The company expects tungsten concentrate output ramp-up from its Nui Phao mine over the next decade, betting that surging demand from industries including AI and defence – alongside limited supply outside China – will support its production and profitability.
Output increase is expected to take shape from 2027 as mining operations move into higher-grade zones. This comes alongside a potential extension of mine life to 2036 through the Nui Phao expansion and adjacent Nui Chiem area.
Average annual tungsten concentrate output from Nui Phao between 2026 and 2036 is projected at around 3,700 tonnes, roughly double the 2025 level.
“Nui Phao is entering a phase in which, over the next five years, tungsten production will grow without a significant increase in cost,” said Aditya Aggarwal.
“We are going to have higher feed rates, which will be a major profit driver for the company,” he added, noting that profitability would improve regardless of tungsten price movements.

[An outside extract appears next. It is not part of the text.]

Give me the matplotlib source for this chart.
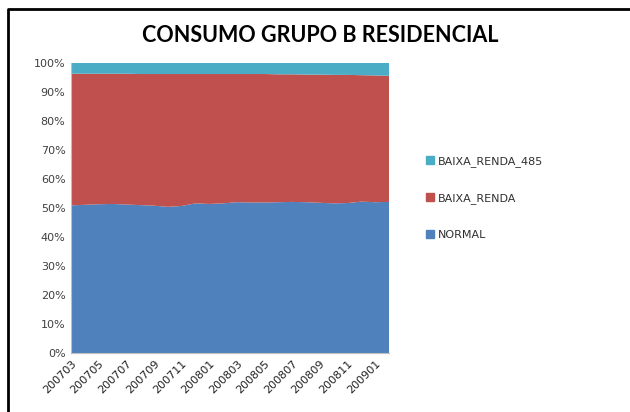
import matplotlib.pyplot as plt
from matplotlib.lines import Line2D
from matplotlib.patches import Patch

# monthly periods, 200703 .. 200902
periods = ['200703', '200704', '200705', '200706', '200707', '200708',
           '200709', '200710', '200711', '200712', '200801', '200802',
           '200803', '200804', '200805', '200806', '200807', '200808',
           '200809', '200810', '200811', '200812', '200901', '200902']

# shares in percent
normal = [50.9, 51.1, 51.3, 51.4, 51.2, 51.0, 50.8, 50.4, 50.7, 51.6, 51.4, 51.6,
          52.0, 51.9, 51.9, 52.0, 52.1, 52.0, 51.8, 51.6, 51.7, 52.2, 52.0, 52.1]
baixa_renda = [45.4, 45.2, 45.0, 44.9, 45.1, 45.2, 45.4, 45.8, 45.5, 44.6, 44.8, 44.6,
               44.2, 44.3, 44.3, 44.1, 44.0, 44.0, 44.2, 44.3, 44.2, 43.6, 43.7, 43.5]
baixa_renda_485 = [100 - a - b for a, b in zip(normal, baixa_renda)]

series_names = ['NORMAL', 'BAIXA_RENDA', 'BAIXA_RENDA_485']
colors = ['#4F81BD', '#C0504D', '#4BACC6']

fig = plt.figure(figsize=(6.3, 4.12), dpi=100)
ax = fig.add_axes([71 / 630, 1 - 353 / 412, 318 / 630, 290 / 412])

x = list(range(len(periods)))
ax.stackplot(x, normal, baixa_renda, baixa_renda_485, colors=colors, linewidth=0)

ax.set_xlim(0, len(periods) - 1)
ax.set_ylim(0, 100)
ax.set_yticks(range(0, 101, 10))
ax.set_yticklabels([f'{v}%' for v in range(0, 101, 10)], fontsize=8, color='#404040')
ax.set_xticks(x[::2])
ax.set_xticklabels(periods[::2], rotation=45, ha='right', rotation_mode='anchor',
                   fontsize=8, color='#202020')
ax.tick_params(length=0, pad=4)
for side in ['top', 'right']:
    ax.spines[side].set_visible(False)
for side in ['left', 'bottom']:
    ax.spines[side].set_color('#BFBFBF')
    ax.spines[side].set_linewidth(0.8)

fig.text(320 / 630, 1 - 36 / 412, 'CONSUMO GRUPO B RESIDENCIAL', ha='center', va='center',
         fontsize=15.5, fontweight='bold', family='Lato')

handles = [Patch(color=c) for c in colors][::-1]
fig.legend(handles, series_names[::-1], loc='center left',
           bbox_to_anchor=(416 / 630, 1 - 198 / 412), frameon=False, fontsize=8,
           labelcolor='#303030',
           handlelength=0.7, handleheight=0.7, handletextpad=0.4, labelspacing=2.35)

# outer frame (top and left edges only)
fig.add_artist(Line2D([8 / 630, 8 / 630, 1], [0, 1 - 9 / 412, 1 - 9 / 412],
                      transform=fig.transFigure, color='black', linewidth=2))

fig.savefig('out.png', dpi=100)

In 2026, Masan High-Tech Materials expects revenue to more than double to triple year on year, reaching 16 trillion (S$776.9 million) to 20.3 trillion dong and surpassing its previous record in 2022.
Net profit after tax is also projected to reach up to 2.5 trillion dong in 2026 under a scenario of APT price averaging at US$1,164 per mtu.
This marks a sharp improvement from 2025 net profit after tax of 11 billion dong, which was already a significant turnaround from losses exceeding 1.5 trillion dong in 2023 and 2024.
Masan High-Tech Materials is exploring recycling and third-party processing to expand its business, positioning itself as both a producer and intermediary in global tungsten flows.
“The reason we are in this position – and why customers buy our product – is that we are their primary non-Chinese source,” Michael said, while acknowledging that Vietnam’s output is small relative to China’s scale. “We remain critical to the rest of the world.”